→ Direction
Repeat the records below exactly, from the first line through the line containing "import seaborn as sns", and leave out any pictures.

start Dataset records

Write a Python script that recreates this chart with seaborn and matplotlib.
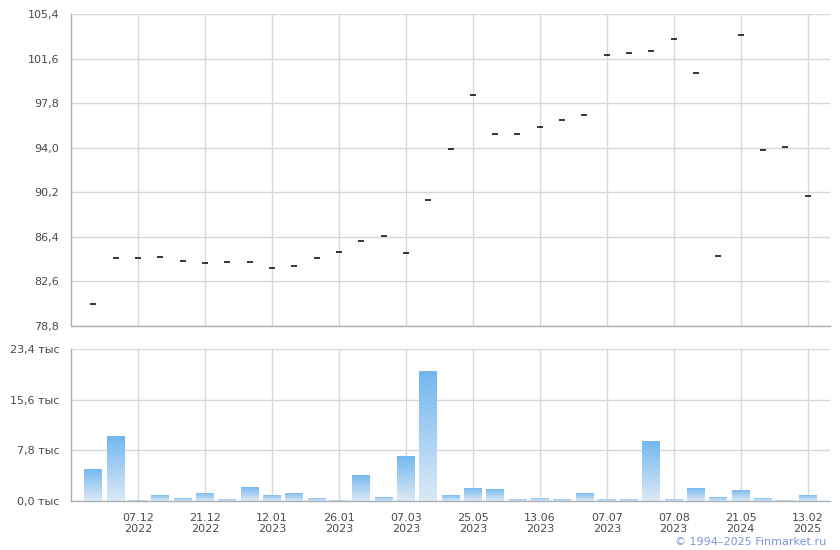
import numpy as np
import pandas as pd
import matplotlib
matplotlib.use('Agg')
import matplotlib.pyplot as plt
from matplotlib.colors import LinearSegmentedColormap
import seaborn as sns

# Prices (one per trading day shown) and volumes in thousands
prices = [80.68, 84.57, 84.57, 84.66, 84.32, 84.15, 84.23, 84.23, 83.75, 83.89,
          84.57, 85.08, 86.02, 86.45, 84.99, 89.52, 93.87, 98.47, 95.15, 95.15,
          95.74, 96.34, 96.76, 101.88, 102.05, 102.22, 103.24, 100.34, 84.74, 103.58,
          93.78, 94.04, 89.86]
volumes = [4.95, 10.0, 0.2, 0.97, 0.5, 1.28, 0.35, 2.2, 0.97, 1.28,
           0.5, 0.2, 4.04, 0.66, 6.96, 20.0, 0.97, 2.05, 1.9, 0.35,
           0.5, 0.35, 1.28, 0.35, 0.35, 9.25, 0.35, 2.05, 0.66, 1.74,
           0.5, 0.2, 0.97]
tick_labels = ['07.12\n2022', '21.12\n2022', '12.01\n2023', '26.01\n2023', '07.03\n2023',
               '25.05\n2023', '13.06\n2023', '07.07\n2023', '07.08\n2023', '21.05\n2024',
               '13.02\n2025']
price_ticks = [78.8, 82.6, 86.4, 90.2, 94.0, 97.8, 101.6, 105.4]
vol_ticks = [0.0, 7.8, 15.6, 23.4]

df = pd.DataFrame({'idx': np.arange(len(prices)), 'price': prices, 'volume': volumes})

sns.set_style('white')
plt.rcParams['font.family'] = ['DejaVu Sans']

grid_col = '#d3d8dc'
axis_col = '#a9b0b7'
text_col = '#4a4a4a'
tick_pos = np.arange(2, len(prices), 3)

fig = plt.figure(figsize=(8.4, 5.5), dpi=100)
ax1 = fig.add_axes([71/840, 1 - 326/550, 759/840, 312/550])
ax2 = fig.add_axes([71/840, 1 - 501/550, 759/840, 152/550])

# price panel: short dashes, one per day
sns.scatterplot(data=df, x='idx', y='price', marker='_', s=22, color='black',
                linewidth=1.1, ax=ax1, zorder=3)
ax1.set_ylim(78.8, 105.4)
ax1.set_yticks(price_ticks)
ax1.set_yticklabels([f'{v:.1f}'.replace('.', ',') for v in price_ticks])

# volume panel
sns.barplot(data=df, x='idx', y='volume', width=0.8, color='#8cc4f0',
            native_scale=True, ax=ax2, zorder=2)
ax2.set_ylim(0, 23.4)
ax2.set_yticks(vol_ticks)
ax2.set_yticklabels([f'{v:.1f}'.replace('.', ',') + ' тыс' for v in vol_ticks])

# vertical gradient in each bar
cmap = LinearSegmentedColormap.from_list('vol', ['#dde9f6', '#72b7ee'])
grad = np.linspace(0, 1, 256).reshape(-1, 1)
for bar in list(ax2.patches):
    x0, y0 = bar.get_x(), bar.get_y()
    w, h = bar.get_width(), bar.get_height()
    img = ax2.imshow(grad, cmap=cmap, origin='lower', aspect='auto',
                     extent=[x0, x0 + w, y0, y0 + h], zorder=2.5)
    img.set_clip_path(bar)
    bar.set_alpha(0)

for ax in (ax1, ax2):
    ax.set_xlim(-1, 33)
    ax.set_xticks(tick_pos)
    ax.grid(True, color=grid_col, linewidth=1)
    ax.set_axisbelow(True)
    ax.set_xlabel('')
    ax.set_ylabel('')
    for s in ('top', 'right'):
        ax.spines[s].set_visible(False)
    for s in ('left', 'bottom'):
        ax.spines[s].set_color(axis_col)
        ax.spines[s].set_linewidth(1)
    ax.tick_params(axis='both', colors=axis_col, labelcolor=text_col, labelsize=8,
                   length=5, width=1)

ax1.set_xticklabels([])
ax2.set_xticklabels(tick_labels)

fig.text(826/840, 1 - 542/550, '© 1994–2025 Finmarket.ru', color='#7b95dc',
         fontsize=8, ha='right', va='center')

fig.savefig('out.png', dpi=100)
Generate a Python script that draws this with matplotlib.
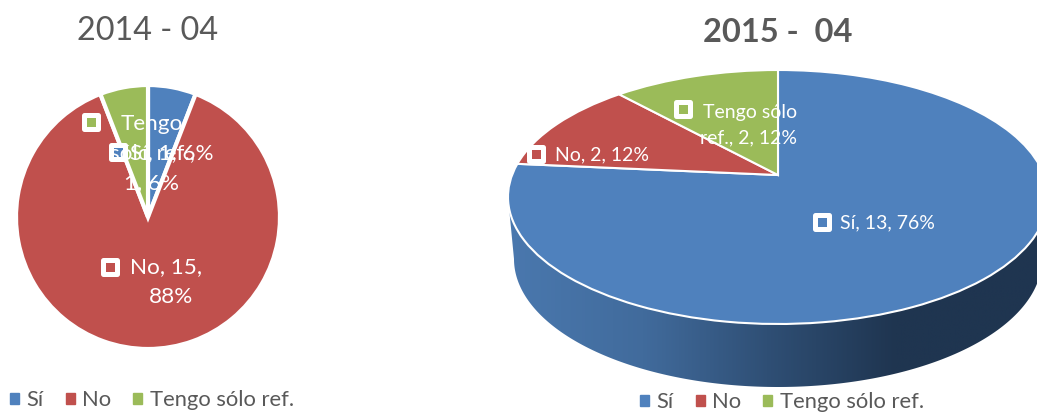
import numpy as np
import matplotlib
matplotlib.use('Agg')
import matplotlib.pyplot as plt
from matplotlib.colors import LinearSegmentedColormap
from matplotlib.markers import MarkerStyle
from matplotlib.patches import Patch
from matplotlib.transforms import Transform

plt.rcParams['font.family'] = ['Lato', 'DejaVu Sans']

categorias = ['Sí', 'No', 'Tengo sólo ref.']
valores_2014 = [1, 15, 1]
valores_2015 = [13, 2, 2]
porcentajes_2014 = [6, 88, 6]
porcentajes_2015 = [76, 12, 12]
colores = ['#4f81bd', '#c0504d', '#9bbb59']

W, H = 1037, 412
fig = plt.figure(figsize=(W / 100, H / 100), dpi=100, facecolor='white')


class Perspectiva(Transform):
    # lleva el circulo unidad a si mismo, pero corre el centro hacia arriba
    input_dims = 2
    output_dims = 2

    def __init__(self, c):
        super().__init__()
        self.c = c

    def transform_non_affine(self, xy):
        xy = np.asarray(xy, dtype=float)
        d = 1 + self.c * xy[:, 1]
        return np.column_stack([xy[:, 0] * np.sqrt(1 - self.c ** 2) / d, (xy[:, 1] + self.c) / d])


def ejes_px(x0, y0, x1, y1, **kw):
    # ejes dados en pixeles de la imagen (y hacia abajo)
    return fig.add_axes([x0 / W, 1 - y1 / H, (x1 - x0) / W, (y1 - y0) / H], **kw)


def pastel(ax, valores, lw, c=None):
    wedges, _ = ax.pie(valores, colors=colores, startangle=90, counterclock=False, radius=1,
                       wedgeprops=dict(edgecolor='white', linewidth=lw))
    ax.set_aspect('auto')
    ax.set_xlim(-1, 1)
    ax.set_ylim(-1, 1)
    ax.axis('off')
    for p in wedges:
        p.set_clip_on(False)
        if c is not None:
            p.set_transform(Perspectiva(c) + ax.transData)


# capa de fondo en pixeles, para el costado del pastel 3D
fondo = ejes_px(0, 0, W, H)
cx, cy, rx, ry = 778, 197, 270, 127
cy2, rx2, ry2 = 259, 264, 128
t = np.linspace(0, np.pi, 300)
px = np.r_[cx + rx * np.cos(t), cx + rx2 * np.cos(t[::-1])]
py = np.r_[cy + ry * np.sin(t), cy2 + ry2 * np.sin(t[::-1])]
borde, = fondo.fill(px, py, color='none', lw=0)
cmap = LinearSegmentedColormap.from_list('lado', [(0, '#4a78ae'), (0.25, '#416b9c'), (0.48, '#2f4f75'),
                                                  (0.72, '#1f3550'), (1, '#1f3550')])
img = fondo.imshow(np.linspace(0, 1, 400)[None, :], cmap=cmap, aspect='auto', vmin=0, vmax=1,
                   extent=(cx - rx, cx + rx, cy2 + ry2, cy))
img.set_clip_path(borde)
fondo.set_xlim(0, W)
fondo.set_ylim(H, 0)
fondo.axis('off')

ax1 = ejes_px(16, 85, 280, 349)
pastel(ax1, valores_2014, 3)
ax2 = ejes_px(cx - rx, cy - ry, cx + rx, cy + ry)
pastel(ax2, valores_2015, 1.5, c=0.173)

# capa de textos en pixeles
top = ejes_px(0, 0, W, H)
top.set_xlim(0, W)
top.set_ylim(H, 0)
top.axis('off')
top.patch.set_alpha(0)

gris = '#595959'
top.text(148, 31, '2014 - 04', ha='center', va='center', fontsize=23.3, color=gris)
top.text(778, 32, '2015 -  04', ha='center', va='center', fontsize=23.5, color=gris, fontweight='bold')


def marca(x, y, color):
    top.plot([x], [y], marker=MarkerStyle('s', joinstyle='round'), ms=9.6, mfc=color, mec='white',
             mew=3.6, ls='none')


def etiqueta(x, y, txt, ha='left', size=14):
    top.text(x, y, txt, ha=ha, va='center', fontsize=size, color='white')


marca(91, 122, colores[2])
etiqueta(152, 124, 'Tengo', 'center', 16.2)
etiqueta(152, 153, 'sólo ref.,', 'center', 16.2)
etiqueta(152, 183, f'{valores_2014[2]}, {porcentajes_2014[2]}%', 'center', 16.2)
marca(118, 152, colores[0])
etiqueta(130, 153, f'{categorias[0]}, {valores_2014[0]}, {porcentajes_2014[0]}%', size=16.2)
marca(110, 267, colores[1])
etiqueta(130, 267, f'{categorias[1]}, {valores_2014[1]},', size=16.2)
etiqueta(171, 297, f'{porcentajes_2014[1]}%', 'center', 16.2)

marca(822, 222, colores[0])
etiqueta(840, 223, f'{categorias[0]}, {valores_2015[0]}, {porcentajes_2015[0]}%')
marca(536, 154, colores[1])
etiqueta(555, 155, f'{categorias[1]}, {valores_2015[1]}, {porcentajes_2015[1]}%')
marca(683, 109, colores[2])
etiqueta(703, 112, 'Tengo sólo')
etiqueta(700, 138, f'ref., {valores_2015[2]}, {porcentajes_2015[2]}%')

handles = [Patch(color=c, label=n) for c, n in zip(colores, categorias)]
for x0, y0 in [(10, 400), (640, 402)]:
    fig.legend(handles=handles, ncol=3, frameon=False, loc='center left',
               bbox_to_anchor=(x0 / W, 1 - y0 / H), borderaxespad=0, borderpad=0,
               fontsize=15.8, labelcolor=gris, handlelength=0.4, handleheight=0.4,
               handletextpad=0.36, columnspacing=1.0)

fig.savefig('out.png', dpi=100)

end Dataset records

→ Written solution
Write a Python script that recreates this chart with seaborn and matplotlib.
import numpy as np
import pandas as pd
import matplotlib
matplotlib.use('Agg')
import matplotlib.pyplot as plt
from matplotlib.colors import LinearSegmentedColormap
import seaborn as sns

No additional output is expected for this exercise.